Polymarket, the leading decentralized prediction market platform, removed a market tracking a missing US pilot following community backlash, citing adherence to "integrity standards" as justification. The decision, however, lacked granular explanation regarding which specific rule violation prompted the takedown, leaving users and observers questioning the transparency and consistency of content moderation on the platform. This episode highlights an ongoing tension in decentralized prediction markets: the balance between preventing harmful speculation and maintaining the neutrality that draws users to these platforms in the first place.

Prediction markets operate on the premise that aggregated beliefs across many participants generate more accurate forecasts than centralized experts. Polymarket has built significant traction by enabling users to bet on real-world events—elections, economic data, even sports outcomes—with minimal friction. However, this permissionless approach creates edge cases where market creators propose wagers on sensitive topics: human suffering, missing persons, or unfolding tragedies. The platform faces genuine dilemmas when deciding whether removing such markets constitutes responsible governance or overreach that undermines its core value proposition.

What makes this incident particularly notable is the absence of clear rationale. Did the pilot market violate terms around personal privacy? Did it encourage harmful behavior? Did it contain misinformation? Without explicit answers, users cannot calibrate their own behavior or predict how policies will apply to future markets. This opacity is especially problematic for a platform competing in a crowded prediction market ecosystem where Kalshi, Manifold Markets, and others are simultaneously establishing their own precedents. Clear, public policy frameworks would serve both users and the platform's long-term legitimacy far better than reactive removals explained through vague invocations of standards.

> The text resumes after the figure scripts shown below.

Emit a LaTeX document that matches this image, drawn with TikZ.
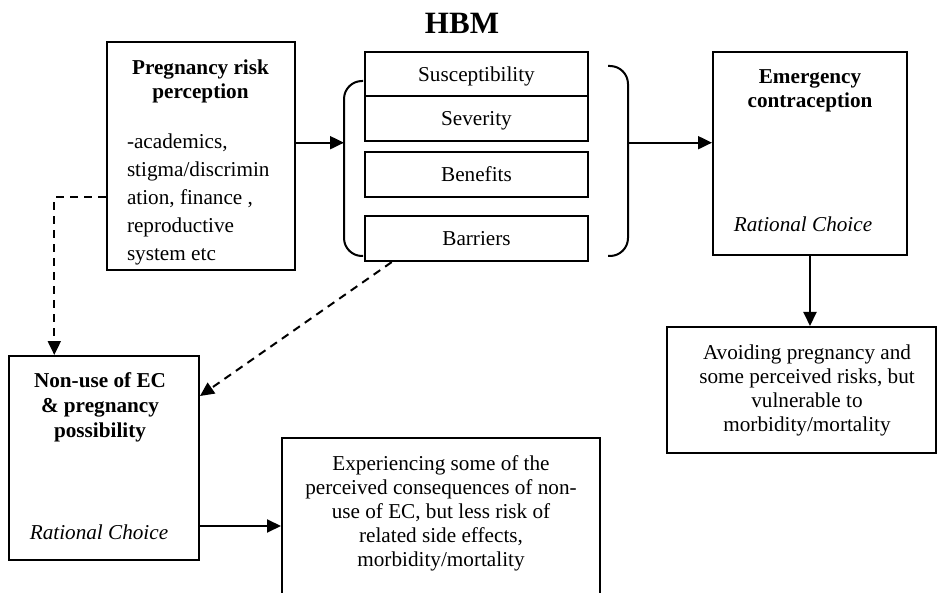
\documentclass[tikz,border=0pt]{standalone}
\usepackage{fontspec}
\setmainfont{Liberation Serif}
\usetikzlibrary{arrows.meta,positioning}

\begin{document}
\begin{tikzpicture}[x=0.5pt, y=-0.5pt, line width=1pt, -{Triangle[length=7pt,width=6.5pt]},
      every node/.append style={font=\fontsize{10.6}{12}\selectfont,align=center,inner sep=0pt},
      box/.style={draw,-},
      title/.style={font=\fontsize{10.6}{12}\selectfont\bfseries},
      choice/.style={font=\fontsize{10.6}{12}\selectfont\itshape},
      link/.style={dash pattern=on 4pt off 3pt}]
    \tikzstyle{word} = [font=\fontsize{10.6}{12}\selectfont]
    \tikzstyle{hbm} = [word, box, minimum width=111.8pt, text depth=0pt]
    \path[use as bounding box, clip] (0,0) rectangle (937,593);
    % heading
    \node (HBM) [font=\fontsize{15.5}{18}\selectfont\bfseries] at (462,23) {HBM};
    % risk perception
    \node (preg) [box, minimum width=94pt, minimum height=114pt] at (200.5,156) {};
    \node (pregT) [title] at (200.5,81) {Pregnancy risk\\perception};
    \node (pregL) [word, align=left, anchor=north west, font=\fontsize{10.6}{14}\selectfont] at (126,133)
      {-academics,\\stigma/discrimin\\ation, finance ,\\reproductive\\system etc};
    % HBM constructs
    \node (susc) [hbm, minimum height=21.8pt] at (476.5,74) {Susceptibility};
    \node (sev) [hbm, minimum height=22.5pt] at (476.5,118.2) {Severity};
    \node (ben) [hbm, minimum height=22.5pt] at (476.5,174.2) {Benefits};
    \node (barr) [hbm, minimum height=22.7pt] at (476.5,238.4) {Barriers};
    \draw[-, rounded corners=9pt] (363,81) -- (344,81) -- (344,256) -- (363,256);
    \draw[-, rounded corners=9pt] (608,66) -- (628,66) -- (628,256) -- (608,256);
    \coordinate (lbr) at (344,142.7);
    \coordinate (rbr) at (628,142.7);
    % emergency contraception
    \node (emerg) [box, minimum width=97pt, minimum height=101.5pt] at (810,153.5) {};
    \node (emergT) [title] at (810,91) {Emergency\\contraception};
    \node (emergC) [choice] at (803,224) {Rational Choice};
    \node (avoid) [word, box, minimum width=134.5pt, minimum height=63pt] at (801.5,390) {};
    \node (avoidT) [word] at (807,390.5) {Avoiding pregnancy and\\some perceived risks, but\\vulnerable to\\morbidity/mortality};
    % non-use
    \node (non) [box, minimum width=95pt, minimum height=102pt] at (104,458) {};
    \node (nonT) [title, font=\fontsize{10.6}{12.5}\selectfont\bfseries] at (100,407) {Non-use of EC\\\& pregnancy\\possibility};
    \node (nonC) [choice] at (99,532) {Rational Choice};
    \node (exper) [word, box, minimum width=159pt, minimum height=86pt] at (441,524) {};
    \node (experT) [word] at (441,513.5) {Experiencing some of the\\perceived consequences of non-\\use of EC, but less risk of\\related side effects,\\morbidity/mortality};
    \coordinate (pk) at (54.3,197.3);
    \coordinate (ne) at (0,526);
    % connectors
    \draw (preg.east |- lbr) -- (lbr);
    \draw (rbr) -- (rbr -| emerg.west);
    \draw (emerg.south) -- (emerg.south |- avoid.north);
    \draw[link] (pk -| preg.west) -- (pk) -- (pk |- non.north);
    \draw[link] ([xshift=14pt]barr.south west) -- ([yshift=-20.5pt]non.north east);
    \draw (non.east |- ne) -- (ne -| exper.west);
\end{tikzpicture}
\end{document}
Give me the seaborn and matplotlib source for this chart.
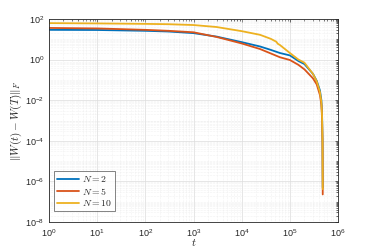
import matplotlib
matplotlib.use('Agg')
import matplotlib.pyplot as plt
import seaborn as sns
import numpy as np
import pandas as pd
from matplotlib.ticker import LogLocator, NullFormatter

# time points (t) and ||W(t) - W(T)||_F
t_vals = [1, 10, 100, 300, 1e3, 3e3, 1e4, 2.4e4, 4e4, 6.2e4, 1e5, 1.5e5,
          2e5, 3e5, 3.6e5, 4.2e5, 4.5e5, 4.65e5, 4.75e5, 4.8e5]
err_n2 = [29, 28.5, 26, 24, 20, 13.5, 7.2, 4.4, 3.0, 2.1, 1.6, 0.85,
          0.6, 0.2, 0.09, 0.03, 0.01, 2e-3, 1e-4, 5e-7]
err_n5 = [36, 34, 29, 26, 22, 13, 6.2, 3.3, 2.0, 1.3, 0.95, 0.55,
          0.33, 0.12, 0.06, 0.018, 0.006, 1.2e-3, 8e-5, 2.3e-7]
# N=10 has a small kink near t = 5.5e4
t_n10 = [1, 10, 100, 300, 1e3, 3e3, 1e4, 2.4e4, 4e4, 5.2e4, 5.6e4, 6.2e4,
         1e5, 1.5e5, 2e5, 3e5, 3.6e5, 4.2e5, 4.5e5, 4.65e5, 4.75e5, 4.8e5]
err_n10 = [62, 60, 57, 55, 50, 40, 25, 16.5, 10.5, 7.6, 6.0, 5.2,
           2.1, 1.0, 0.7, 0.2, 0.085, 0.025, 0.008, 1.6e-3, 1e-4, 4.2e-7]
series_labels = [r'$N=2$', r'$N=5$', r'$N=10$']
colors = ['#0072BD', '#D95319', '#EDB120']

df = pd.concat([
    pd.DataFrame({'t': tt, 'err': e, 'N': lab})
    for tt, e, lab in zip([t_vals, t_vals, t_n10],
                          [err_n2, err_n5, err_n10], series_labels)
], ignore_index=True)

sns.set_style('white')
plt.rcParams['font.family'] = ['Liberation Sans', 'DejaVu Sans']
plt.rcParams['mathtext.fontset'] = 'cm'
plt.rcParams['xtick.direction'] = 'in'
plt.rcParams['ytick.direction'] = 'in'

fig = plt.figure(figsize=(3.74, 2.49), dpi=100)
ax = fig.add_axes([0.131, 0.108, 0.773, 0.816])

sns.lineplot(data=df, x='t', y='err', hue='N', palette=colors, sort=False,
             estimator=None, linewidth=1.3, ax=ax)

ax.set_xscale('log')
ax.set_yscale('log')
ax.set_xlim(1, 1e6)
ax.set_ylim(1e-8, 1e2)
ax.set_xticks([10.0**k for k in range(0, 7)])
ax.set_yticks([10.0**k for k in range(-8, 3, 2)])
ax.xaxis.set_minor_locator(LogLocator(base=10, subs=np.arange(2, 10), numticks=20))
ax.yaxis.set_minor_locator(LogLocator(base=10, subs=np.arange(1, 10), numticks=30))
ax.yaxis.set_minor_formatter(NullFormatter())

ax.grid(True, which='major', color='#dcdcdc', linewidth=0.5)
ax.grid(True, which='minor', color='#e6e6e6', linewidth=0.4, linestyle=':')
ax.tick_params(which='both', top=True, right=True, colors='#262626',
               labelsize=6.5, length=2.5, width=0.5)
ax.tick_params(which='minor', length=1.5)
for s in ax.spines.values():
    s.set_color('#262626')
    s.set_linewidth(0.6)

ax.set_xlabel(r'$t$', fontsize=8, labelpad=-1)
ax.set_ylabel(r'$\|W(t)-W(T)\|_F$', fontsize=8, labelpad=1)

leg = ax.legend(loc='lower left', fontsize=7, frameon=True, fancybox=False,
                edgecolor='#262626', handlelength=2.3, borderpad=0.3,
                labelspacing=0.15, handletextpad=0.3,
                bbox_to_anchor=(0.0, 0.03))
leg.get_frame().set_linewidth(0.5)

fig.savefig('out.png', dpi=100)
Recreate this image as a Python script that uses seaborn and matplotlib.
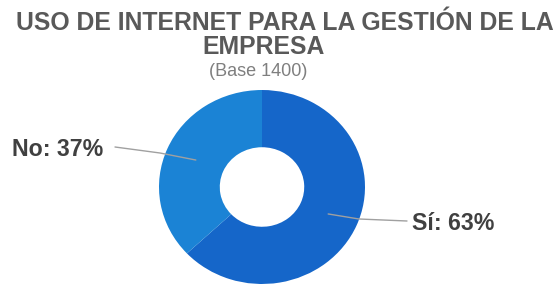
import numpy as np
import matplotlib
matplotlib.use("Agg")
import matplotlib.pyplot as plt
import seaborn as sns

categories = ["Sí", "No"]
values = [63, 37]
colors = ["#1566C9", "#1B83D5"]
title_line1 = "USO DE INTERNET PARA LA GESTIÓN DE LA"
title_line2 = "EMPRESA"
subtitle = "(Base 1400)"

sns.set_theme(style="white")
plt.rcParams['font.family'] = ['Liberation Sans', 'DejaVu Sans']

W, H = 558, 284
fig = plt.figure(figsize=(W / 100, H / 100), dpi=100)
ax = fig.add_axes([0, 0, 1, 1])

cx, cy, sx, sy = 262, 187, 103.0, 97.0

wedges, _ = ax.pie(values, colors=colors, startangle=90, counterclock=False,
                   radius=1.0, wedgeprops=dict(width=0.59, edgecolor="none"),
                   center=(0, 0), frame=False)
ax.axis("off")
ax.set_aspect("auto")
ax.set_xlim(-cx / sx, (W - cx) / sx)
ax.set_ylim(-(H - cy) / sy, cy / sy)


def to_data(px, py):
    return (px - cx) / sx, (cy - py) / sy


label_color = "#404040"
line_color = "#A0A0A0"
for w, cat, v in zip(wedges, categories, values):
    ang = np.deg2rad((w.theta1 + w.theta2) / 2)
    px, py = 0.7 * np.cos(ang), 0.7 * np.sin(ang)
    if np.cos(ang) >= 0:
        ex, ey = to_data(359, 219)
        tx, ty = to_data(407, 221)
        ax.plot([px, ex, tx], [py, ey, ty], color=line_color, lw=1.0)
        lx, ly = to_data(412, 223)
        ax.text(lx, ly, f"{cat}: {v}%", ha="left", va="center", fontsize=16.7,
                fontweight="bold", color=label_color)
    else:
        ex, ey = to_data(160, 153)
        tx, ty = to_data(115, 147)
        ax.plot([px, ex, tx], [py, ey, ty], color=line_color, lw=1.0)
        lx, ly = to_data(103, 149)
        ax.text(lx, ly, f"{cat}: {v}%", ha="right", va="center", fontsize=16.7,
                fontweight="bold", color=label_color)

fig.text(285 / W, 1 - 23 / H, title_line1, ha="center", va="center", fontsize=17.8,
         fontweight="bold", color="#595959")
fig.text(264 / W, 1 - 47 / H, title_line2, ha="center", va="center", fontsize=17.8,
         fontweight="bold", color="#595959")
fig.text(258 / W, 1 - 72 / H, subtitle, ha="center", va="center", fontsize=13,
         color="#7F7F7F")

fig.savefig("out.png", dpi=100)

The broader implication is that prediction markets—despite their decentralized ethos—still require human judgment calls about which information should be tradeable. Rather than pretending such decisions are purely mechanical, platforms would benefit from publishing detailed moderation policies and explaining enforcement actions in terms of those policies. This transparency would allow the community to evaluate whether these standards align with their values and the platform's mission, ultimately strengthening rather than undermining confidence in the ecosystem.